Everyone has many roles and personas that come together to make their identity and their life. Possesions can reflect this. For example, I was a university student, I had dreams of taking up the violin again, I was an avid thimble collector, I used to think that tartan high heels were cool. If I hadn’t donated or sold things related to these past roles and interests, but had held onto them in the hope to return one day to these hobbies and stages, there would be a lot of unnecessaryand complicating clutter in my home. That’s not to say that I don’t keep some sentimental items but those kept are very special and support the evolving history of who I am now and who I am becoming.
The question is often how do you work out the difference between something that is just contributing to the clutter in your life and a possession that adds to your present life?
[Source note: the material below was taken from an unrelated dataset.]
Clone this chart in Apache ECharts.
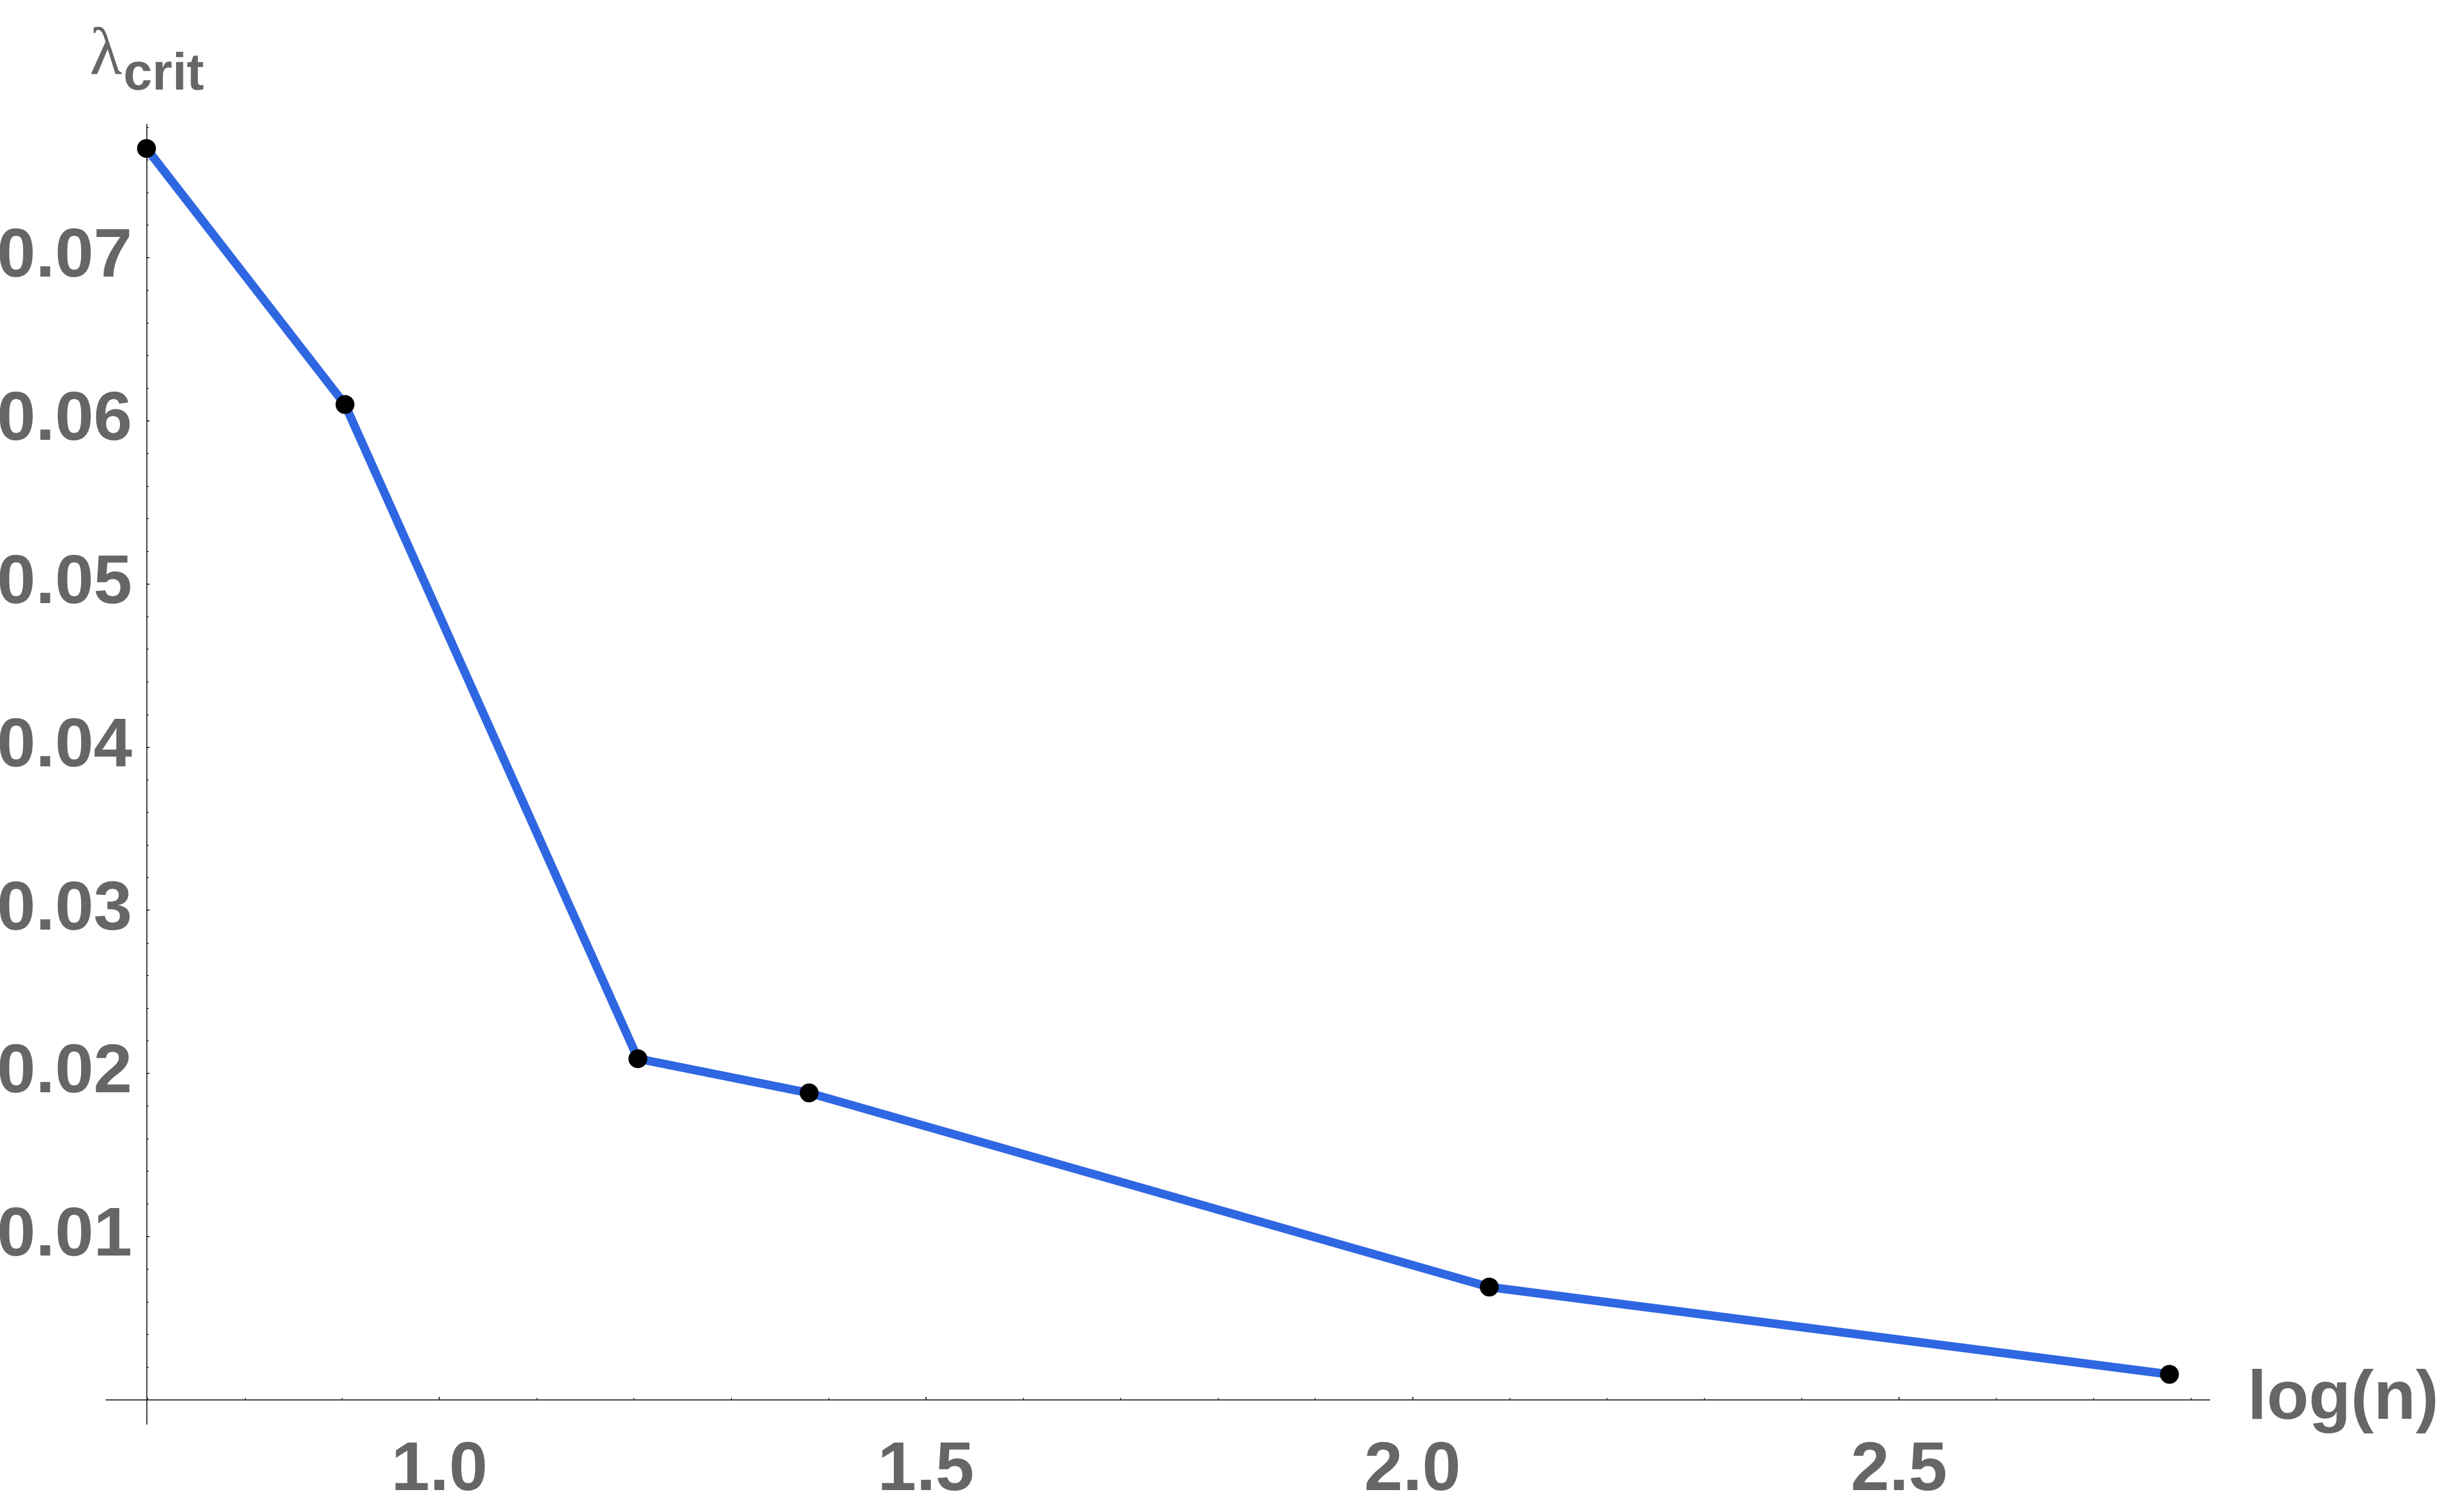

One aspect to notice, and something I focus on when working with clients, is to observe and draw attention to language choices.
What do you notice about these two phrases?
“I used to love this dress!”
“I can’t wait to wear this again when the weather gets warmer!”
Yep! One is past tense and the other is future tense. To me this shows that someone is still going to use an item and enjoys doing so!
Being alert to such language helps in two areas: it lets you think expansively about releasing ideas you hold about yourself. And it creates more spaces to honour who you are now and all the amazing things you are doing at the moment that are leading to your future.
It’s empowering to replace guilt or the label of “MISTAKE!” with the possibility of being, as Amanda Brooks says, ‘inspired by your own past triumphs and amused by your mistakes’.
As for the most sentimental objects or those favourite old clothes and shoes you may be having difficulty letting go of, thank them for the joy they once brought you and the points of departure they provided.
Another empowering and leveraging technique is to take photos of sentimental items, such as awards, trophies and old t-shirts. Such photos can be the bridging tools to deal with a fear of completely forgetting something and yet still moving it along so you can also “move along”.
With those thoughts in mind, looking around now, do you see things that represent the you that lives in the present? Are they part of the thread taking you towards the future or the anchor holding you back?